Football is a great leveller and, often , those with most grandiose grounds can find themselves pitted against teams from more humble surroundings.
Nowhere is this more evident than in the lower reaches of the English Football League. In particular, League One and League Two, which often pit sides against each other from very different backgrounds. However good facilities don’t win you points and, equally, they don’t guarantee success.
Next season, Sunderland will play in the third tier for only the second time in their history. Their home ground, the Stadium of Light, will host some big clubs too. Portsmouth are FA Cup winners of the not-so-distant past, whilst Coventry City have their own nice stadium, or rather they play in one. Now isn’t the time to talk about who owns that particular pile.
Those sides will be mixing it with teams from far less salubrious homes, such as Rochdale and Accrington. Accrington Stanley, in particular, have earned the right to play at that level but their Crown Ground, which holds 5,000 fans, will be something of a culture shock to Sunderland fans.
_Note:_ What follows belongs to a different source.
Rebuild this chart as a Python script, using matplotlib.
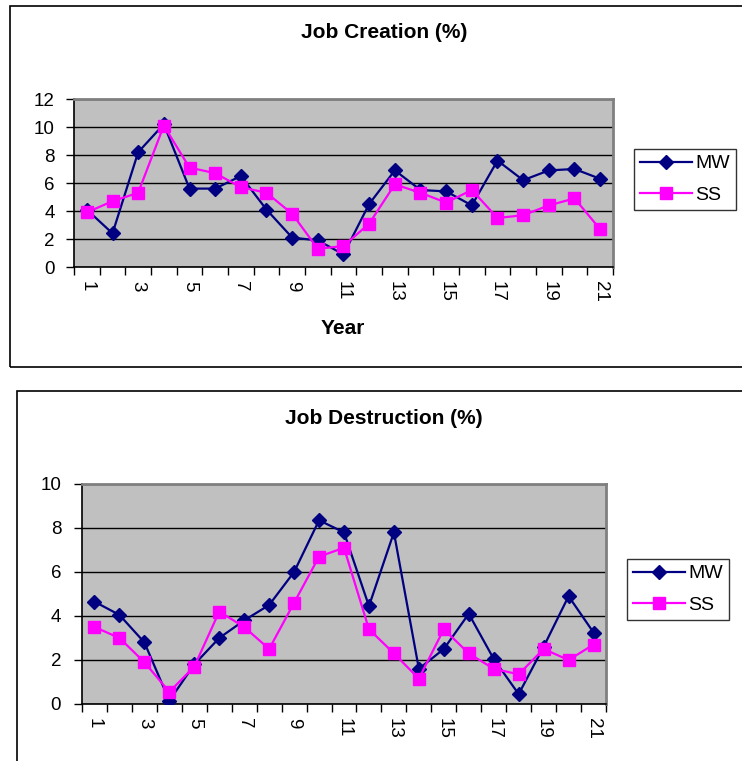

Last season, they won League Two with a game to spare, securing the title at home by beating Lincoln City 1-0. The stadium that day held a bumper crowd, many in a temporary open terrace built to ensure they complied with league regulations. The toilet facilities were simply a row of portable toilets, seven in all, catering for almost 1,000 people. This will be very different to what Sunderland fans experienced as they travelled to Fulham, Derby and Aston Villa.
Accrington still won the league, though, with the ground possibly more of a help than a hindrance. Elsewhere, Notts County, with the huge Meadow Lane stadium, stumbled into the top three early in the season but couldn’t maintain a challenge and played their games in front of half-empty stands most weeks. 3,000 people at Accrington certainly make more atmosphere than 6,000 at Notts County.
Whilst the state of the ground means very little, the size of the club means everything and Sunderland have been installed as firm favourites for this year’s League One title. That isn’t based on their 49,000 all-seater stadium, but rather on their recent history as a top-flight club and the players they may be able to lure to play for them.
Meanwhile, Accrington Stanley can be found as one of the favourites for relegation, but what does this consider? The budget, the quality of the playing staff and the like, but not the surroundings. Will their ground actually be an advantage? After coming from the top flight, how will Sunderland players cope with cramped dressing rooms, wide open spaces and basic amenities? It won’t just be at Accrington either; Rochdale’s Spotland is no palace, nor Roots Hall at Southend.
At the moment, Coral football betting, who are offering up to £100 in betting offers, have Charlton, Portsmouth and Barnsley towards the top of the odds, whilst Gillingham, Accrington and Wimbledon are towards the bottom.
Do these odds take into account the surroundings at all? Do they assume that those big clubs with palatial stands and big changing rooms will triumph, whilst those with brick walls and tea huts will not? Last season in League Two, Accrington triumphed over teams with bigger grounds, bigger crowds and bigger budgets. They weren’t amongst the favourites then and nobody should ever write off the advantage of having a tight little ground reminiscent of the early 1980s. It can be a huge advantage.